Coaching and Training of the Pilot Team
Finally, even with strong people on the pilot team, empowered with a clear problem to solve and measure of success, if the members of the pilot team have never worked this way before, we need to make sure they receive the coaching and training they will need.
The whole point of course is for the pilot team to show they can solve the problem and achieve the desired outcome, so the pilot team will still need to be able to do the work, but most people have never before been exposed to the product discovery techniques they will likely need to quickly identify and test a solution.
Ideally, you have at least one product or design leader with experience working this way, and that person can take the lead on providing the necessary discovery coaching. If not, you might want to enlist the help of a product leadership coach or product discovery coach.
Beyond The Pilot Team
If, for any reason, things don’t go well, then you would want to evaluate what the issues were, and consider whether you should iterate on the pilot team (as you would with a true MVP), and make another attempt. You might also consider getting the help of a product leadership coach.

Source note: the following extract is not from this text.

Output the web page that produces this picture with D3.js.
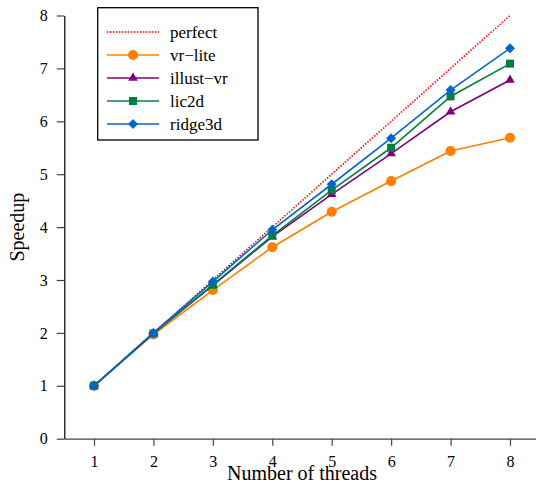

However, if things do go well with the pilot, you can expect that many of your people will request to be trained to work this way. You can also expect that many of the stakeholders will want to try engaging this way as well.
This is what we hope for, and it leads to the more general discussion of a good plan to rollout across the organization. However, one important lesson learned: in large companies, you should generally consider each business unit as essentially its own transformation. As such, you would need to do pilot teams for each business unit. This is especially true when the business units are the result of earlier acquisitions.
The work of product is always hard, and there are no playbooks for guaranteeing success. However, this article covers the most common reasons we see transformations failing, so hopefully following these suggestions will increase your chances of success.